Go through the data below and gather each line containing "chart".
## start Information supplied
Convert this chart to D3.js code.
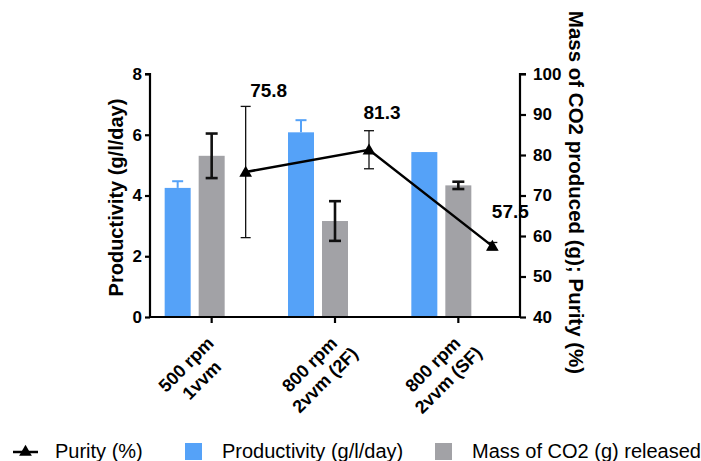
<!DOCTYPE html>
<html>
<head>
<meta charset="utf-8">
<script src="https://cdn.jsdelivr.net/npm/d3@7"></script>
<style>
  body { margin: 0; background: #fff; }
  svg { display: block; font-family: "Liberation Sans", Arial, sans-serif; }
</style>
</head>
<body>
<svg id="chart" width="701" height="461"></svg>
<script>
// data
const categories = [["500 rpm", "1vvm"], ["800 rpm", "2vvm (2F)"], ["800 rpm", "2vvm (SF)"]];
const productivity = [4.25, 6.08, 5.43];
const productivityErr = [0.22, 0.4, 0];
const massCO2 = [79.8, 63.7, 72.5];
const massCO2Err = [5.5, 4.9, 0.9];
const purity = [75.8, 81.3, 57.5];
const purityErr = [16.2, 4.7, 0.9];
const leftTicks = [0, 2, 4, 6, 8];
const rightTicks = [40, 50, 60, 70, 80, 90, 100];

const blue = "#55a2f8";
const gray = "#a2a2a6";

const svg = d3.select("#chart");
const plotL = 150, plotR = 520, plotT = 74, plotB = 317;

const x = d3.scaleBand().domain(d3.range(categories.length)).range([plotL, plotR]);
const slot = d3.scalePoint().domain(["prod", "mass", "purity"]).range([-34, 34]);
const yL = d3.scaleLinear().domain([0, 8]).range([plotB, plotT]);
const yR = d3.scaleLinear().domain([40, 100]).range([plotB, plotT]);
const cx = (i) => x(i) + x.bandwidth() / 2;
const barW = 26;

// bars
svg.append("g").selectAll("rect")
  .data(productivity)
  .join("rect")
  .attr("x", (d, i) => cx(i) + slot("prod") - barW / 2)
  .attr("y", (d) => yL(d))
  .attr("width", barW)
  .attr("height", (d) => yL(0) - yL(d))
  .attr("fill", blue);

svg.append("g").selectAll("rect")
  .data(massCO2)
  .join("rect")
  .attr("x", (d, i) => cx(i) + slot("mass") - barW / 2)
  .attr("y", (d) => yR(d))
  .attr("width", barW)
  .attr("height", (d) => yR(40) - yR(d))
  .attr("fill", gray);

// error bars
function errorBars(vals, errs, scale, key, color, width, cap, upOnly) {
  const g = svg.append("g").attr("stroke", color).attr("stroke-width", width);
  vals.forEach((v, i) => {
    if (!errs[i]) return;
    const xx = cx(i) + slot(key);
    const y1 = scale(v + errs[i]);
    const y0 = upOnly ? scale(v) : scale(v - errs[i]);
    g.append("line").attr("x1", xx).attr("x2", xx).attr("y1", y0).attr("y2", y1);
    g.append("line").attr("x1", xx - cap / 2).attr("x2", xx + cap / 2).attr("y1", y1).attr("y2", y1);
    if (!upOnly)
      g.append("line").attr("x1", xx - cap / 2).attr("x2", xx + cap / 2).attr("y1", y0).attr("y2", y0);
  });
}
errorBars(productivity, productivityErr, yL, "prod", blue, 2, 11, true);
errorBars(massCO2, massCO2Err, yR, "mass", "#111", 2.6, 12, false);
errorBars(purity, purityErr, yR, "purity", "#111", 1.3, 10, false);

// purity line
const line = d3.line()
  .x((d, i) => cx(i) + slot("purity"))
  .y((d) => yR(d));
svg.append("path")
  .datum(purity)
  .attr("d", line)
  .attr("fill", "none")
  .attr("stroke", "#000")
  .attr("stroke-width", 2.5);

const tri = d3.symbol().type(d3.symbolTriangle).size(70);
svg.append("g").selectAll("path")
  .data(purity)
  .join("path")
  .attr("d", tri)
  .attr("transform", (d, i) => `translate(${cx(i) + slot("purity")},${yR(d) + 1})`)
  .attr("fill", "#000");

// value labels
const labelDx = [23, 13, 18];
const labelDy = [-75, -31, -28];
svg.append("g").selectAll("text")
  .data(purity)
  .join("text")
  .attr("x", (d, i) => cx(i) + slot("purity") + labelDx[i])
  .attr("y", (d, i) => yR(d) + labelDy[i])
  .attr("text-anchor", "middle")
  .attr("font-size", 19)
  .attr("font-weight", "bold")
  .text((d) => d.toFixed(1));

// axes
const axisL = svg.append("g")
  .attr("transform", `translate(${plotL},0)`)
  .call(d3.axisLeft(yL).tickValues(leftTicks).tickSize(5).tickPadding(3));
const axisR = svg.append("g")
  .attr("transform", `translate(${plotR},0)`)
  .call(d3.axisRight(yR).tickValues(rightTicks).tickSize(6).tickPadding(7));
const axisB = svg.append("g")
  .attr("transform", `translate(0,${plotB})`)
  .call(d3.axisBottom(x).tickSize(6).tickFormat(""));

[axisL, axisR, axisB].forEach((a) => {
  a.select(".domain").attr("stroke-width", 2.2).attr("stroke", "#000");
  a.selectAll(".tick line").attr("stroke-width", 2.2).attr("stroke", "#000");
  a.selectAll("text")
    .attr("font-size", 17)
    .attr("font-weight", "bold")
    .attr("font-family", "Liberation Sans, Arial, sans-serif")
    .attr("fill", "#000");
});
axisL.select(".domain").attr("d", `M-5,${plotT}H0V${plotB}`);
axisR.select(".domain").attr("d", `M6,${plotT}H0V${plotB}`);
axisB.select(".domain").attr("d", `M${plotL},0H${plotR}`);

// x labels
const xl = svg.append("g").selectAll("text")
  .data(categories)
  .join("text")
  .attr("transform", (d, i) => `translate(${cx(i)},325) rotate(-45)`)
  .attr("text-anchor", "middle")
  .attr("font-size", 18)
  .attr("font-weight", "bold");
xl.selectAll("tspan")
  .data((d) => d)
  .join("tspan")
  .attr("x", -46)
  .attr("y", (d, j) => 16 + j * 22)
  .text((d) => d);

// axis titles
svg.append("text")
  .attr("transform", `translate(123,${(plotT + plotB) / 2 + 2}) rotate(-90)`)
  .attr("text-anchor", "middle")
  .attr("font-size", 20)
  .attr("font-weight", "bold")
  .text("Productivity (g/l/day)");
svg.append("text")
  .attr("transform", `translate(569,${(plotT + plotB) / 2 - 3}) rotate(90)`)
  .attr("text-anchor", "middle")
  .attr("font-size", 20.5)
  .attr("font-weight", "bold")
  .text("Mass of CO2 produced (g); Purity (%)");

// legend
const leg = svg.append("g").attr("font-size", 20);
leg.append("line").attr("x1", 13).attr("x2", 38).attr("y1", 452).attr("y2", 452)
  .attr("stroke", "#000").attr("stroke-width", 2.5);
leg.append("path").attr("d", tri).attr("transform", "translate(25.5,452)").attr("fill", "#000");
leg.append("text").attr("x", 55).attr("y", 458).text("Purity (%)");
leg.append("rect").attr("x", 185).attr("y", 443).attr("width", 17).attr("height", 17).attr("fill", blue);
leg.append("text").attr("x", 222).attr("y", 458).text("Productivity (g/l/day)");
leg.append("rect").attr("x", 435).attr("y", 443).attr("width", 17).attr("height", 17).attr("fill", gray);
leg.append("text").attr("x", 472).attr("y", 458).text("Mass of CO2 (g) released");
</script>
</body>
</html>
## end Information supplied
- [Answer to this problem]
Convert this chart to D3.js code.
<svg id="chart" width="701" height="461"></svg>
const svg = d3.select("#chart");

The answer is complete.